[495] The possible difficulty of getting rid of a clerk is illustrated by what happened when the mayor, sheriffs, alderman, and commons of York, in 1475, by their whole and common assent, dismissed the common clerk “for divers and many offences—excessive takings of money, misguiding of their books, accounts, and evidences, with other great trespasses.” They then wrote to D. of Gloucester to entreat his good lordship and that he would move the king to allow them to name another common clerk; and the Duke having sent letters to Lord Hastings and Lord Stanley, finally received an answer from the king that he had commissioned two serjeants of the law to examine the case, that they had reported in favour of the corporation, and that a new clerk might be elected. The grateful town agreed at a meeting of the council that the D. of Gloucester “for his great labour now late made unto the king’s great grace” should “be presented at his coming to the city with 6 swans and 6 pikes.” (Davies’ York, 53-55.)

[496] Hist. MSS. Com. vi. 603. In Hereford the steward might be a “foreigner who is known of the citizens.” (Journ. Arch. Ass. xxvii. 463-4.)

[497] In Sandwich the “town clerk’s” salary was 40s. a year, out of which he had to find parchment, except when he wrote out the cesses, when the commonalty might give him a shilling or two for the parchment and his trouble. Other small payments fell to him when a freeman was made or a corporation letter was signed or suchlike business done. (Boys’ Sandwich, 476.) In 1390 Romney paid as much as 56s. 8d.; then the salary fell to 40s. in 1428; then to 32s. 11d.; and then to 26s. 8d., with 3s. 4d. for parchment. (Ibid. 803.) This corresponded with the decline in the fortunes of Romney.

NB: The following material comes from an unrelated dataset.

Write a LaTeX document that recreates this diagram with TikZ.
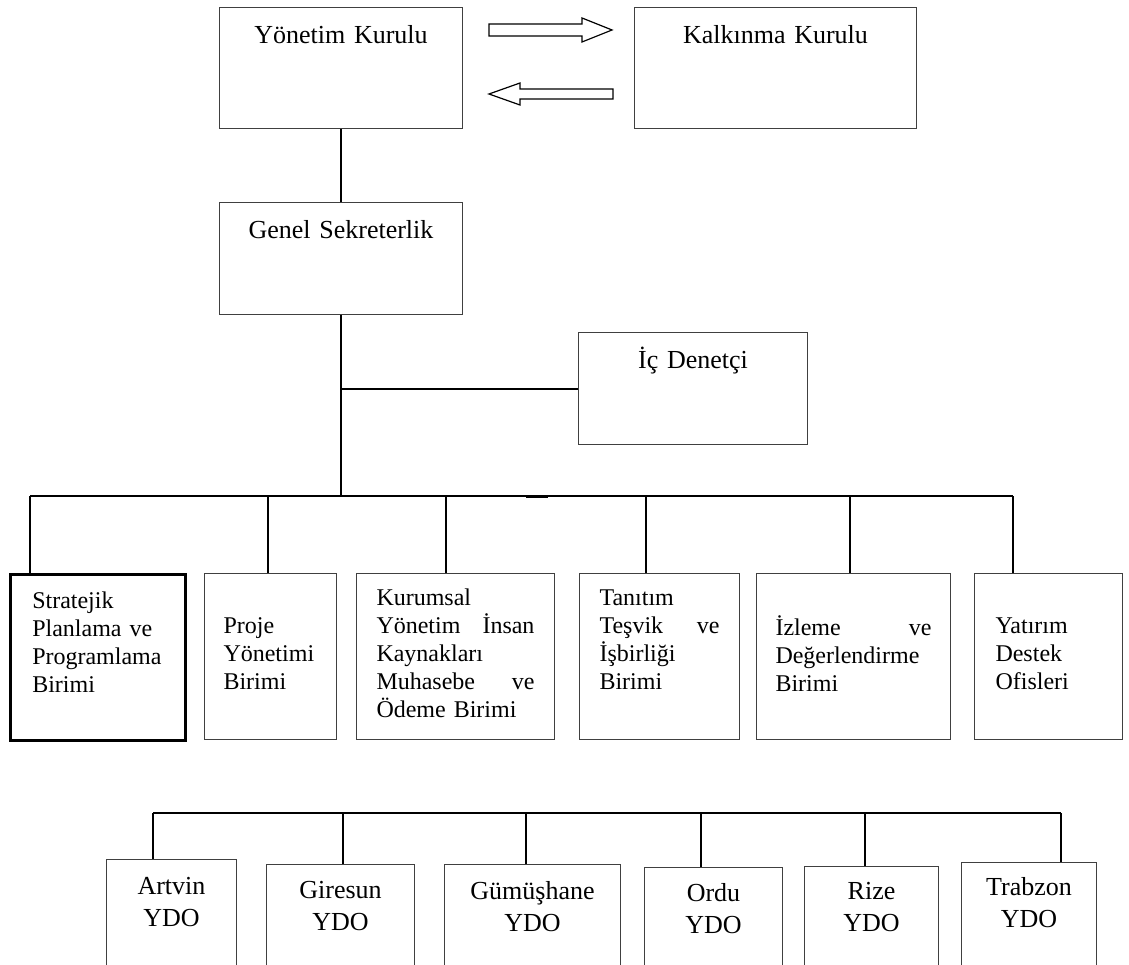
\documentclass[tikz,border=0pt]{standalone}
\usepackage{fontspec}
\setmainfont{Liberation Serif}

\tikzset{
	unit/.style = {draw = black!75, line width = 1pt, inner sep = 0pt, anchor = north west},
	big/.style = {font = \fontsize{26}{32}\selectfont, align = center},
	small/.style = {font = \fontsize{24}{28}\selectfont, align = left},
	link/.style = {line width = 2pt},
	hollow/.style = {draw, line width = 1.2pt, fill = white, line join = miter}
}

\begin{document}
\begin{tikzpicture}[x = 1pt, y = -1pt]

	% Definitions

	\def\BusA{496}		% Bus of the units
	\def\BusB{813}		% Bus of the offices

	\clip (0, 0) rectangle (1129, 965);

	% Boards

	\node [unit, big, text width = 243pt, text height = 36pt, text depth = 85pt] (yk) at (219, 7) {Yönetim Kurulu};
	\node [unit, big, text width = 282pt, text height = 36pt, text depth = 85pt] (kk) at (634, 7) {Kalkınma Kurulu};

	\draw [hollow] (489, 24) -- (582, 24) -- (582, 18) -- (612, 30) -- (582, 42) -- (582, 36) -- (489, 36) -- cycle;
	\draw [hollow] (613, 89) -- (520, 89) -- (520, 83) -- (489, 94) -- (520, 105) -- (520, 99) -- (613, 99) -- cycle;

	% Secretariat and audit

	\node [unit, big, text width = 243pt, text height = 36pt, text depth = 76pt] (gs) at (219, 202) {Genel Sekreterlik};
	\node [unit, big, text width = 229pt, text height = 36pt, text depth = 76pt] (id) at (578, 332) {İç Denetçi};

	\coordinate (hub) at (gs.south |- 0, \BusA);

	\draw [link] (yk) -- (gs);
	\draw [link] (gs) -- (hub);
	\draw [link] (gs.south |- id.west) -- (id.west);

	% Units

	\node [unit, small, draw = black, line width = 2.5pt, inner xsep = 22pt, text width = 131pt, text height = 34pt, text depth = 132pt] (sp) at (9, 573)
		{Stratejik\\ Planlama ve\\ Programlama\\ Birimi};
	\node [unit, small, inner xsep = 19pt, text width = 94pt, text height = 60pt, text depth = 106pt] (py) at (204, 573)
		{Proje\\ Yönetimi\\ Birimi};
	\node [unit, small, inner xsep = 20pt, text width = 158pt, text height = 32pt, text depth = 134pt] (km) at (356, 573)
		{Kurumsal\\ Yönetim\hfill İnsan\\ Kaynakları\\ Muhasebe\hfill ve\\ Ödeme Birimi};
	\node [unit, small, inner xsep = 20pt, text width = 120pt, text height = 32pt, text depth = 134pt] (tt) at (579, 573)
		{Tanıtım\\ Teşvik\hfill ve\\ İşbirliği\\ Birimi};
	\node [unit, small, inner xsep = 19pt, text width = 156pt, text height = 62pt, text depth = 104pt] (iz) at (756, 573)
		{İzleme\hfill ve\\ Değerlendirme\\ Birimi};
	\node [unit, small, inner xsep = 21pt, text width = 106pt, text height = 60pt, text depth = 106pt] (yd) at (974, 573)
		{Yatırım\\ Destek\\ Ofisleri};

	\draw [link] (30, \BusA) -- (1013, \BusA);
	\draw [line width = 3pt] (526, \BusA) -- (548, \BusA);

	\foreach \n/\x in {sp/30, py/268, km/446, tt/646, iz/850, yd/1013}
	{
		\draw [link] (\x, \BusA) -- (\x, 0 |- \n.north);
	}

	% Investment support offices

	\node [unit, big, text width = 130pt, text height = 35pt, text depth = 85pt] (artvin) at (106, 859) {Artvin\\ YDO};
	\node [unit, big, text width = 148pt, text height = 34pt, text depth = 86pt] (giresun) at (266, 864) {Giresun\\ YDO};
	\node [unit, big, text width = 176pt, text height = 35pt, text depth = 85pt] (gumushane) at (444, 864) {Gümüşhane\\ YDO};
	\node [unit, big, text width = 138pt, text height = 34pt, text depth = 86pt] (ordu) at (644, 867) {Ordu\\ YDO};
	\node [unit, big, text width = 134pt, text height = 33pt, text depth = 87pt] (rize) at (804, 866) {Rize\\ YDO};
	\node [unit, big, text width = 135pt, text height = 33pt, text depth = 87pt] (trabzon) at (961, 862) {Trabzon\\ YDO};

	\draw [link] (153, \BusB) -- (1061, \BusB);

	\foreach \n/\x in {artvin/153, giresun/343, gumushane/526, ordu/701, rize/865, trabzon/1061}
	{
		\draw [link] (\x, \BusB) -- (\x, 0 |- \n.north);
	}

\end{tikzpicture}
\end{document}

[498] The common clerk at Hythe, John Smallwood, secured for himself a following of thirty-six men sworn to help him in all his undertakings, and in 1397 he had even gathered sixty men pledged to bring about the death of four of his enemies. For four years the town refused to have any clerk at all, until at last Smallwood made his peace in 1414 by the gift of certain tenements and lands. (Hist. MSS. Com. iv. part 1, 437-8.)

[499] Davies’ York, 207. Thomas Atwood, who was town clerk of Canterbury in 1497, seems to have been mayor in 1500. His brother William was one of the counsel of the city in 1497.

[500] Nottingham Records, iii. 59, 84.

[501] For his writing and one or two of his mottoes see Nottingham Records, III. ix.-xiii. ii. xvi. For Robert de Ricarto of Bristol, see p. 20. For Daniel Rowe of Romney, p. 61.

[502] Thompson, Mun. Hist. 82.

[503] See Paston Letters. Cf. The Common Weal (ed. Miss Lamond), 83-4.

[504] See the case of Norwich. The main effect of the new charters was simply to make the rate of progress apparent, and to some extent to help it forward by the mere process of reducing everything to formal legal arrangement, thus incidentally destroying vague liberties, or hardening the exercise of them into a fixed form which had lost all elasticity.